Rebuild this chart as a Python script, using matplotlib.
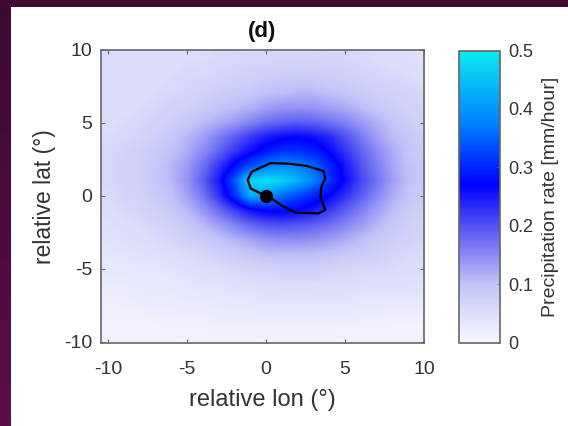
import numpy as np
import matplotlib
matplotlib.use("Agg")
import matplotlib.pyplot as plt
from matplotlib.colors import LinearSegmentedColormap

plt.rcParams['font.family'] = ['Liberation Sans', 'DejaVu Sans']
plt.rcParams['axes.unicode_minus'] = False

# grid coordinates (degrees)
lon = list(range(-10, 11))
lat = list(range(10, -11, -1))

# precipitation rate [mm/hour], rows from lat 10 (top) to lat -10 (bottom), columns lon -10..10
precip = [
    [0.05,0.05,0.05,0.05,0.05,0.05,0.05,0.055,0.055,0.06,0.06,0.06,0.06,0.06,0.06,0.055,0.055,0.05,0.05,0.045,0.045],
    [0.05,0.05,0.05,0.05,0.05,0.055,0.055,0.06,0.06,0.065,0.065,0.07,0.07,0.07,0.065,0.065,0.06,0.055,0.05,0.05,0.045],
    [0.05,0.05,0.05,0.05,0.055,0.06,0.06,0.065,0.07,0.075,0.08,0.085,0.085,0.085,0.08,0.075,0.07,0.065,0.06,0.055,0.05],
    [0.05,0.05,0.05,0.055,0.06,0.065,0.07,0.08,0.085,0.09,0.10,0.105,0.11,0.11,0.10,0.095,0.085,0.075,0.07,0.065,0.06],
    [0.05,0.05,0.055,0.06,0.07,0.075,0.085,0.095,0.105,0.115,0.13,0.14,0.14,0.14,0.13,0.12,0.105,0.09,0.08,0.07,0.065],
    [0.05,0.055,0.06,0.07,0.075,0.09,0.105,0.12,0.135,0.155,0.175,0.185,0.19,0.185,0.17,0.155,0.135,0.115,0.095,0.08,0.07],
    [0.055,0.06,0.065,0.075,0.09,0.11,0.13,0.16,0.19,0.22,0.245,0.26,0.265,0.255,0.235,0.20,0.165,0.13,0.105,0.09,0.075],
    [0.06,0.065,0.075,0.085,0.10,0.12,0.15,0.185,0.225,0.26,0.29,0.31,0.31,0.295,0.265,0.225,0.185,0.15,0.12,0.095,0.08],
    [0.06,0.07,0.075,0.09,0.11,0.135,0.175,0.225,0.28,0.33,0.37,0.39,0.38,0.35,0.30,0.25,0.20,0.16,0.125,0.10,0.085],
    [0.06,0.07,0.075,0.09,0.11,0.14,0.19,0.25,0.34,0.47,0.49,0.47,0.43,0.38,0.31,0.26,0.21,0.17,0.13,0.10,0.085],
    [0.055,0.065,0.07,0.085,0.10,0.13,0.17,0.23,0.31,0.43,0.41,0.36,0.33,0.30,0.27,0.23,0.19,0.155,0.12,0.095,0.08],
    [0.05,0.06,0.065,0.075,0.09,0.11,0.14,0.18,0.22,0.26,0.28,0.28,0.27,0.25,0.22,0.19,0.16,0.13,0.105,0.085,0.075],
    [0.045,0.05,0.055,0.065,0.075,0.09,0.11,0.135,0.16,0.185,0.20,0.205,0.20,0.19,0.175,0.155,0.135,0.11,0.09,0.075,0.065],
    [0.04,0.045,0.05,0.055,0.065,0.075,0.085,0.10,0.115,0.13,0.145,0.15,0.15,0.145,0.135,0.12,0.105,0.09,0.08,0.07,0.06],
    [0.035,0.04,0.04,0.045,0.05,0.055,0.065,0.075,0.085,0.095,0.105,0.105,0.105,0.105,0.10,0.09,0.085,0.075,0.065,0.06,0.055],
    [0.03,0.03,0.035,0.035,0.04,0.045,0.05,0.055,0.06,0.065,0.07,0.075,0.075,0.075,0.07,0.065,0.06,0.06,0.055,0.05,0.05],
    [0.025,0.025,0.03,0.03,0.03,0.035,0.04,0.04,0.045,0.05,0.05,0.055,0.055,0.055,0.05,0.05,0.05,0.045,0.045,0.045,0.04],
    [0.02,0.02,0.025,0.025,0.025,0.03,0.03,0.03,0.035,0.035,0.04,0.04,0.04,0.04,0.04,0.04,0.035,0.035,0.035,0.035,0.035],
    [0.015,0.015,0.015,0.02,0.02,0.02,0.02,0.025,0.025,0.025,0.03,0.03,0.03,0.03,0.03,0.03,0.025,0.025,0.02,0.02,0.02],
    [0.01,0.01,0.01,0.01,0.012,0.012,0.012,0.015,0.015,0.015,0.015,0.015,0.015,0.015,0.015,0.012,0.012,0.01,0.01,0.01,0.01],
    [0.01,0.01,0.01,0.01,0.01,0.01,0.01,0.01,0.01,0.01,0.01,0.01,0.01,0.01,0.01,0.01,0.01,0.01,0.01,0.01,0.01],
]

# black outline polygon (lon, lat)
outline_lon = [0.0, -0.96, -1.15, -0.9, -0.25, 0.3, 1.5, 2.6, 3.65, 3.75, 3.5, 3.45, 3.75, 3.35, 1.9, 1.05, 0.45, 0.0]
outline_lat = [0.0, 0.5, 1.1, 1.65, 1.98, 2.25, 2.2, 2.05, 1.7, 1.2, 0.6, -0.1, -0.95, -1.2, -1.15, -0.7, -0.25, 0.0]

center_lon = [0.0]
center_lat = [0.0]

xticks = [-10, -5, 0, 5, 10]
yticks = [-10, -5, 0, 5, 10]
cticks = [0, 0.1, 0.2, 0.3, 0.4, 0.5]
ctick_labels = ['0', '0.1', '0.2', '0.3', '0.4', '0.5']

cmap = LinearSegmentedColormap.from_list(
    "precip",
    [(0.0, (0.97, 0.97, 1.0)),
     (0.2, (0.76, 0.76, 0.97)),
     (0.4, (0.32, 0.32, 0.95)),
     (0.54, (0.0, 0.0, 1.0)),
     (0.75, (0.0, 0.5, 1.0)),
     (1.0, (0.05, 0.92, 0.95))])

W, H = 568, 426
fig = plt.figure(figsize=(W / 100, H / 100), dpi=100)
fig.patch.set_facecolor('white')

# purple frame strips (screenshot border)
grad = np.linspace(0, 1, 100).reshape(-1, 1)
frame_cmap = LinearSegmentedColormap.from_list("frame", [(0.36, 0.05, 0.29), (0.24, 0.04, 0.18)])
axl = fig.add_axes([0, 0, 11 / W, 1])
axl.imshow(grad, cmap=frame_cmap, aspect='auto', origin='lower', extent=(0, 1, 0, 1))
axl.axis('off')
axt = fig.add_axes([0, 1 - 7 / H, 1, 7 / H])
axt.set_facecolor((0.26, 0.04, 0.19))
axt.set_xticks([]); axt.set_yticks([])
for s in axt.spines.values():
    s.set_visible(False)

tc = '#333333'
ec = '#666666'
ax = fig.add_axes([100.7 / W, 1 - 342.5 / H, 323.3 / W, 292.5 / H])
Z = np.array(precip)
im = ax.imshow(Z, cmap=cmap, vmin=0, vmax=0.5, interpolation='bilinear',
               extent=(min(lon) - 0.5, max(lon) + 0.5, min(lat) - 0.5, max(lat) + 0.5),
               origin='upper', aspect='auto')
ax.plot(outline_lon, outline_lat, color='black', lw=1.6)
ax.plot(center_lon, center_lat, 'o', color='black', ms=8.5)
ax.set_xlim(-10.45, 10.0)
ax.set_ylim(-10.05, 10.0)
ax.set_xticks(xticks)
ax.set_yticks(yticks)
ax.tick_params(direction='in', length=3, width=0.8, colors=ec, labelcolor=tc,
               labelsize=14, top=True, right=True)
ax.tick_params(axis='x', pad=13)
ax.tick_params(axis='y', pad=6)
for s in ax.spines.values():
    s.set_color(ec)
    s.set_linewidth(1.2)
ax.set_xlabel('relative lon (°)', fontsize=17, color=tc, labelpad=8)
ax.set_ylabel('relative lat (°)', fontsize=16.5, color=tc, labelpad=6)
ax.set_title('(d)', fontsize=16, fontweight='bold', color='#111111', pad=9.5)

cax = fig.add_axes([459 / W, 1 - 342.5 / H, 41 / W, 292 / H])
cb = fig.colorbar(im, cax=cax, ticks=cticks)
cb.ax.set_yticklabels(ctick_labels)
cb.ax.tick_params(direction='in', length=2, width=0.6, colors=ec, labelcolor=tc, labelsize=13, pad=6)
cb.outline.set_edgecolor(ec)
cb.outline.set_linewidth(1.2)
cb.set_label('Precipitation rate [mm/hour]', fontsize=14, color=tc, labelpad=6)

fig.savefig('out.png', dpi=100, facecolor='white')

Goal. Everything from the top line of the data down to and including the line with "lat = list(range(10, -11, -1))" is to be copied, except the pictures.

Exercise answer.
Rebuild this chart as a Python script, using matplotlib.
import numpy as np
import matplotlib
matplotlib.use("Agg")
import matplotlib.pyplot as plt
from matplotlib.colors import LinearSegmentedColormap

plt.rcParams['font.family'] = ['Liberation Sans', 'DejaVu Sans']
plt.rcParams['axes.unicode_minus'] = False

# grid coordinates (degrees)
lon = list(range(-10, 11))
lat = list(range(10, -11, -1))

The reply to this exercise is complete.